Pada tahun-tahun belakangan ini, bukti penganiayaan anak seluas dunia telah bertambah, sehingga dewasa ini ada segudang bukti semacam itu yang tidak lagi dapat diingkari atau diabaikan. Tetapi, kebanyakan orang setuju bahwa menanggulangi penganiayaan anak merupakan tugas berat. Maka, timbul pertanyaan-pertanyaan ini: Apakah ada orang yang benar-benar dapat melindungi anak-anak kita? Bagaimana mereka yang menjadi orang-tua melindungi warisan yang diberikan Allah kepada kita dan memelihara kehidupan yang rentan dari anak-anak kecil kita? Kepada siapakah orang-tua dapat meminta pertolongan?
[Kotak di hlm. 7]
Operasi Penjaringan Lewat Internet
Beberapa bulan yang lalu, dalam salah satu operasi penjaringan terbesar pornografi anak di Internet, kepolisian di 12 negara menggerebek rumah lebih dari 100 orang tersangka pelaku pedofilia. Dari satu saja jaringan pedofilia yang berkedudukan di Amerika Serikat, mereka menemukan lebih dari 100.000 gambar pornografi anak.
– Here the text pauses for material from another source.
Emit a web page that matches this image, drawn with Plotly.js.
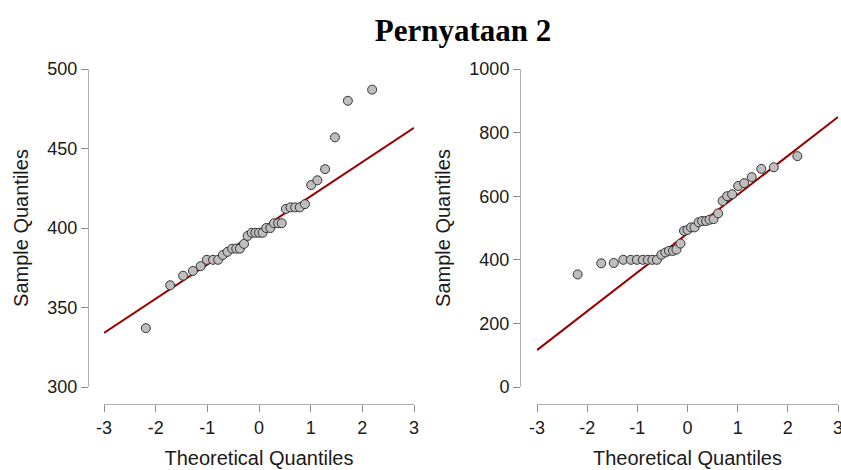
<!DOCTYPE html>
<html>
<head>
<meta charset="utf-8">
<script src="https://cdn.plot.ly/plotly-3.0.1.min.js"></script>
<style>
  html, body { margin: 0; padding: 0; background: #ffffff; }
  #chart { width: 841px; height: 470px; }
</style>
</head>
<body>
<div id="chart"></div>
<script>
// Theoretical normal quantiles (n = 35), shared by both panels
const theoretical = [-2.19, -1.72, -1.47, -1.28, -1.13, -1.01, -0.89, -0.79, -0.70, -0.61,
  -0.52, -0.44, -0.37, -0.29, -0.22, -0.14, -0.07, 0.00, 0.07, 0.14,
  0.22, 0.29, 0.37, 0.44, 0.52, 0.61, 0.70, 0.79, 0.89, 1.01,
  1.13, 1.28, 1.47, 1.72, 2.19];

// Left panel sample quantiles
const sampleLeft = [337, 364, 370, 373, 376, 380, 380, 380, 383, 385,
  387, 387, 387, 390, 395, 397, 397, 397, 397, 400,
  400, 403, 403, 403, 412, 413, 413, 413, 415, 427,
  430, 437, 457, 480, 487];

// Right panel sample quantiles
const sampleRight = [354, 389, 390, 400, 400, 400, 400, 400, 400, 400,
  416, 423, 428, 428, 432, 451, 491, 494, 502, 502,
  518, 522, 522, 526, 528, 546, 585, 600, 606, 632,
  641, 660, 686, 691, 726];

// Reference (qq) line end points
const lineX = [-3, 3];
const lineLeftY = [334, 463];
const lineRightY = [116, 849];

// Axis ticks
const xTicks = [-3, -2, -1, 0, 1, 2, 3];
const yTicksLeft = [300, 350, 400, 450, 500];
const yTicksRight = [0, 200, 400, 600, 800, 1000];

const titleText = 'Pernyataan 2';
const xTitle = 'Theoretical Quantiles';
const yTitle = 'Sample Quantiles';

const W = 841, H = 470;
const px = v => v / W;
const py = v => 1 - v / H;

const pointStyle = {
  size: 9,
  color: '#bebebe',
  line: { color: '#333333', width: 1 }
};
const lineStyle = { color: '#990000', width: 2 };

const traces = [
  { x: lineX, y: lineLeftY, xaxis: 'x', yaxis: 'y', mode: 'lines', line: lineStyle, hoverinfo: 'skip' },
  { x: theoretical, y: sampleLeft, xaxis: 'x', yaxis: 'y', mode: 'markers', marker: pointStyle },
  { x: lineX, y: lineRightY, xaxis: 'x2', yaxis: 'y2', mode: 'lines', line: lineStyle, hoverinfo: 'skip' },
  { x: theoretical, y: sampleRight, xaxis: 'x2', yaxis: 'y2', mode: 'markers', marker: pointStyle }
];

const tickFont = { family: 'Liberation Sans, Arial, sans-serif', size: 18, color: '#1a1a1a' };
const titleFont = { family: 'Liberation Sans, Arial, sans-serif', size: 20, color: '#1a1a1a' };

const commonAxis = {
  showgrid: false,
  zeroline: false,
  showline: true,
  linecolor: '#b0b0b0',
  linewidth: 1,
  ticks: 'outside',
  ticklen: 7,
  tickwidth: 1,
  tickcolor: '#8c8c8c',
  tickfont: tickFont,
  ticklabeloverflow: 'allow',
  fixedrange: true
};

function xAxis(domain) {
  return Object.assign({}, commonAxis, {
    domain: domain,
    range: [-3, 3],
    tickmode: 'array',
    tickvals: xTicks,
    ticktext: xTicks.map(String),
    anchor: 'free',
    position: py(404),
    title: { text: xTitle, font: titleFont, standoff: 14 }
  });
}
function yAxis(range, ticks, pos) {
  return Object.assign({}, commonAxis, {
    domain: [py(387), py(69)],
    range: range,
    tickmode: 'array',
    tickvals: ticks,
    ticktext: ticks.map(String),
    anchor: 'free',
    position: pos,
    title: { text: yTitle, font: titleFont, standoff: 12 }
  });
}

const layout = {
  width: W,
  height: H,
  margin: { l: 0, r: 0, t: 0, b: 0, pad: 0 },
  paper_bgcolor: '#ffffff',
  plot_bgcolor: '#ffffff',
  showlegend: false,
  title: {
    text: titleText,
    font: { family: 'Liberation Serif, Times New Roman, serif', size: 31, color: '#000000', weight: 'bold' },
    x: 463 / W,
    xanchor: 'center',
    xref: 'paper',
    y: py(30),
    yanchor: 'middle',
    yref: 'paper'
  },
  xaxis: xAxis([px(104), px(414)]),
  yaxis: yAxis([300, 500], yTicksLeft, px(88)),
  xaxis2: xAxis([px(537), px(838)]),
  yaxis2: yAxis([0, 1000], yTicksRight, px(520))
};

Plotly.newPlot('chart', traces, layout, { displayModeBar: false, staticPlot: true });
</script>
</body>
</html>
Detektif Inggris yang mengkoordinasi pengusutan lewat Internet selama lima bulan itu menyatakan, ”Isinya jelas-jelas memuakkan bagi orang yang berpikiran waras.” Anak-anak lelaki maupun perempuan, beberapa bahkan baru berusia dua tahun. Polisi Belgia mengatakan bahwa gambar-gambar di Internet adalah ”gambar anak-anak yang paling porno. . . . Bahkan ada orang-tua yang menganiaya anak-anaknya agar dapat menyajikan gambar-gambar yang paling menggemparkan”. Seorang pria menyimpan foto-foto dirinya yang sedang memperkosa kemenakan perempuannya dan memasukkan foto-foto tersebut ke dalam komputer.
Yang termasuk di antara para tersangka adalah beberapa orang guru, seorang ilmuwan, seorang mahasiswa hukum, seorang mahasiswa kedokteran, seorang pembina pramuka, seorang akuntan, dan seorang dosen perguruan tinggi.